RedShiftBio’s AQS³pro Changes the Game in the Detection and Treatment of Alzheimer’s
RedShift Bioanalytics’ instrumentation was crucial in ground-breaking developments in the detection and treatment of Alzheimer’s Disease (AD).
The AQS³®pro, based on the company’s proprietary Microfluidic Modulation Spectroscopy, provided scientists from the University of Washington insight into the formation of small amyloid beta aggregates, the elements now believed to cause cognitive impairment typical in AD. The findings, published April 19 in the Proceedings of the National Academy of Sciences, indicate that amyloid beta oligomers — not plaques — are the toxic agents behind Alzheimer’s disease. The results also suggest that synthetic alpha sheets could form the basis of therapeutics to clear toxic oligomers in people.

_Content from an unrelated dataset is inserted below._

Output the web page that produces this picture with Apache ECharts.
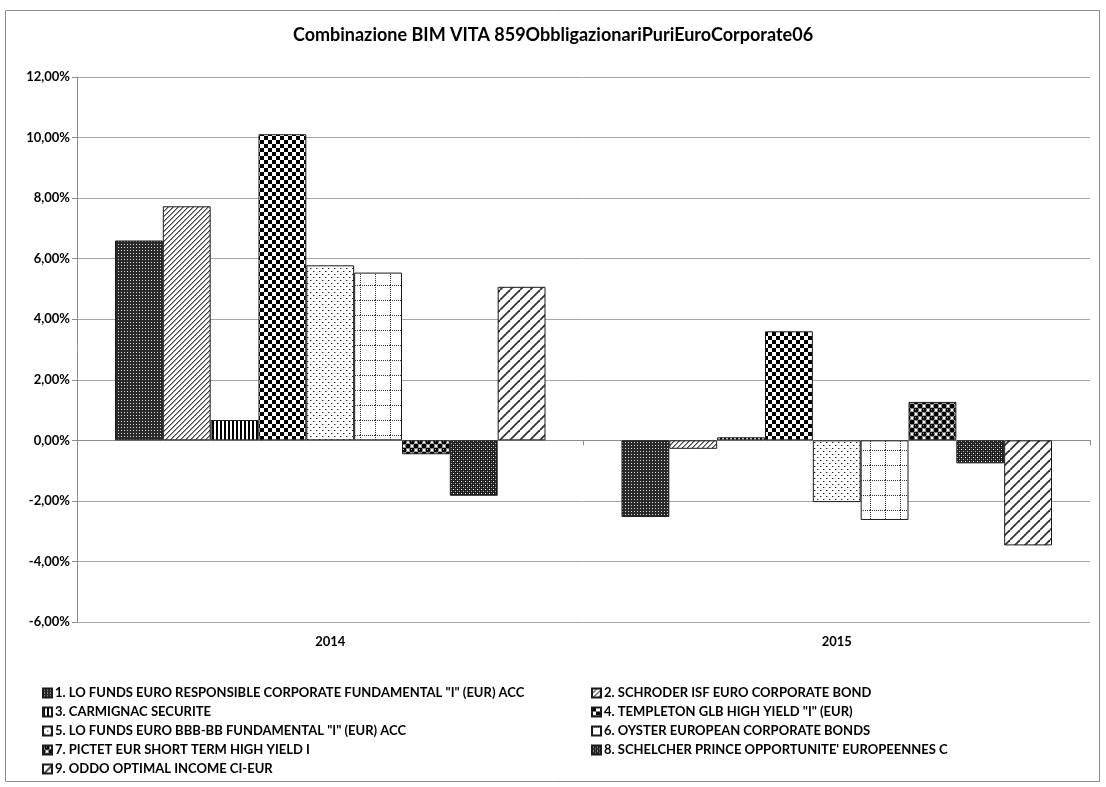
<!DOCTYPE html>
<html>
<head>
<meta charset="utf-8">
<script src="https://cdn.jsdelivr.net/npm/echarts@6/dist/echarts.min.js"></script>
<style>
html,body{margin:0;padding:0;background:#fff;}
#c{width:1106px;height:787px;}
</style>
</head>
<body>
<div id="c"></div>
<script>
const categories = ['2014', '2015'];
const seriesNames = [
  '1. LO FUNDS EURO RESPONSIBLE CORPORATE FUNDAMENTAL "I" (EUR) ACC',
  '2. SCHRODER ISF EURO CORPORATE BOND',
  '3. CARMIGNAC SECURITE',
  '4. TEMPLETON GLB HIGH YIELD "I" (EUR)',
  '5. LO FUNDS EURO BBB-BB FUNDAMENTAL "I" (EUR) ACC',
  '6. OYSTER EUROPEAN CORPORATE BONDS',
  "7. PICTET EUR SHORT TERM HIGH YIELD I",
  "8. SCHELCHER PRINCE OPPORTUNITE' EUROPEENNES C",
  '9. ODDO OPTIMAL INCOME CI-EUR'
];
const s1 = [6.60, -2.53];
const s2 = [7.73, -0.28];
const s3 = [0.67, 0.10];
const s4 = [10.11, 3.60];
const s5 = [5.78, -2.04];
const s6 = [5.54, -2.63];
const s7 = [-0.46, 1.27];
const s8 = [-1.83, -0.76];
const s9 = [5.07, -3.47];
const seriesValues = [s1, s2, s3, s4, s5, s6, s7, s8, s9];
const yTicks = { min: -6, max: 12, interval: 2 };
const titleText = 'Combinazione BIM VITA 859ObbligazionariPuriEuroCorporate06';

function mk(w, h, draw) {
  const c = document.createElement('canvas');
  c.width = w; c.height = h;
  const g = c.getContext('2d');
  draw(g, w, h);
  return c;
}
function px(g, x, y, col) { g.fillStyle = col; g.fillRect(x, y, 1, 1); }

const patterns = [
  mk(3, 3, (g) => { g.fillStyle = '#2a2a2a'; g.fillRect(0, 0, 3, 3); px(g, 1, 1, '#d8d8d8'); }),
  mk(5, 5, (g) => { g.fillStyle = '#fff'; g.fillRect(0, 0, 5, 5);
    for (let i = 0; i < 5; i++) { px(g, (4 - i + 5) % 5, i, '#444'); px(g, (5 - i) % 5, i, '#999'); } }),
  mk(4, 1, (g) => { g.fillStyle = '#fff'; g.fillRect(0, 0, 4, 1); g.fillStyle = '#000'; g.fillRect(0, 0, 2, 1); }),
  mk(8, 8, (g) => { g.fillStyle = '#fff'; g.fillRect(0, 0, 8, 8); g.fillStyle = '#000'; g.fillRect(0, 0, 4, 4); g.fillRect(4, 4, 4, 4); }),
  mk(6, 6, (g) => { g.fillStyle = '#fff'; g.fillRect(0, 0, 6, 6); px(g, 1, 1, '#222'); px(g, 2, 1, '#aaa'); px(g, 4, 4, '#222'); px(g, 5, 4, '#aaa'); }),
  mk(15, 15, (g) => { g.fillStyle = '#fff'; g.fillRect(0, 0, 15, 15);
    for (let i = 0; i < 15; i += 2) { px(g, i, 0, '#333'); px(g, 0, i, '#333'); } }),
  mk(8, 8, (g) => { g.fillStyle = '#fff'; g.fillRect(0, 0, 8, 8); g.fillStyle = '#000';
    [[4, 2], [0, 6], [8, 6], [0, -2], [8, -2], [4, 10]].forEach(([x, y]) => { g.beginPath(); g.arc(x, y, 2.6, 0, Math.PI * 2); g.fill(); });
    px(g, 3, 1, '#bbb'); }),
  mk(4, 4, (g) => { g.fillStyle = '#1e1e1e'; g.fillRect(0, 0, 4, 4); px(g, 1, 1, '#fff'); px(g, 3, 3, '#bbb'); px(g, 3, 1, '#555'); px(g, 1, 3, '#555'); }),
  mk(10, 10, (g) => { g.fillStyle = '#fff'; g.fillRect(0, 0, 10, 10); g.strokeStyle = '#333'; g.lineWidth = 1.8;
    for (const o of [-10, 0, 10]) { g.beginPath(); g.moveTo(o, 10); g.lineTo(o + 10, 0); g.stroke(); } })
];

const FONT = 'Lato';
const chart = echarts.init(document.getElementById('c'), null, { renderer: 'canvas' });

const series = seriesNames.map((name, i) => ({
  name: name,
  type: 'bar',
  xAxisIndex: 0,
  data: seriesValues[i],
  barGap: '0%',
  barCategoryGap: '15%',
  itemStyle: { color: { image: patterns[i], repeat: 'repeat' }, borderColor: '#1a1a1a', borderWidth: 1 },
  emphasis: { disabled: true },
  animation: false
}));

const legendCommon = {
  orient: 'vertical',
  itemWidth: 9,
  itemHeight: 9,
  itemGap: 5,
  icon: 'rect',
  selectedMode: false,
  textStyle: { fontFamily: FONT, fontWeight: 'bold', fontSize: 13, color: '#000', lineHeight: 14, padding: [0, 0, 0, -2] }
};

chart.setOption({
  animation: false,
  backgroundColor: '#fff',
  title: {
    text: titleText,
    left: 'center',
    top: 21,
    textStyle: { fontFamily: FONT, fontWeight: 'bold', fontSize: 18, color: '#000' }
  },
  graphic: [{
    type: 'rect', shape: { x: 5.5, y: 10.5, width: 1094, height: 771 },
    style: { fill: 'none', stroke: '#8c8c8c', lineWidth: 1 }, silent: true
  }],
  legend: [
    Object.assign({}, legendCommon, { left: 37, top: 681, data: [0, 2, 4, 6, 8].map(i => seriesNames[i]) }),
    Object.assign({}, legendCommon, { left: 586, top: 681, data: [1, 3, 5, 7].map(i => seriesNames[i]) })
  ],
  grid: { left: 77, right: 16, top: 77, bottom: 165, containLabel: false },
  xAxis: [{
    type: 'category',
    data: categories,
    position: 'bottom',
    axisLine: { show: false, onZero: false },
    axisTick: { show: false },
    axisLabel: { margin: 13, fontFamily: FONT, fontWeight: 'bold', fontSize: 13, color: '#000' }
  }, {
    type: 'category',
    data: categories,
    position: 'bottom',
    axisLine: { show: true, onZero: true, lineStyle: { color: '#8c8c8c', width: 1 } },
    axisTick: { show: true, length: 5, lineStyle: { color: '#8c8c8c' } },
    axisLabel: { show: false },
    splitLine: { show: false }
  }],
  yAxis: {
    type: 'value',
    min: yTicks.min,
    max: yTicks.max,
    interval: yTicks.interval,
    axisLine: { show: true, lineStyle: { color: '#8c8c8c' } },
    axisTick: { show: true, length: 5, lineStyle: { color: '#8c8c8c' } },
    splitLine: { show: true, lineStyle: { color: '#a6a6a6', width: 1 } },
    axisLabel: {
      margin: 7,
      fontFamily: FONT, fontWeight: 'bold', fontSize: 13, color: '#000',
      formatter: v => v.toFixed(2).replace('.', ',') + '%'
    }
  },
  series: series
});
</script>
</body>
</html>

Amyloid beta proteins are formed by neurons in the brain. Single instances of these proteins (monomers of amyloid beta) perform important tasks, however when amyloid beta monomers join together - aggregate- as in the brains of people with Alzheimer’s disease, they malfunction. Ultimately they form large deposits called plaques which were believed to trigger the cognitive impairments in Alzheimer’s disease. Recent research, however, implicates the smaller aggregates of amyloid beta as the toxic elements of this disease.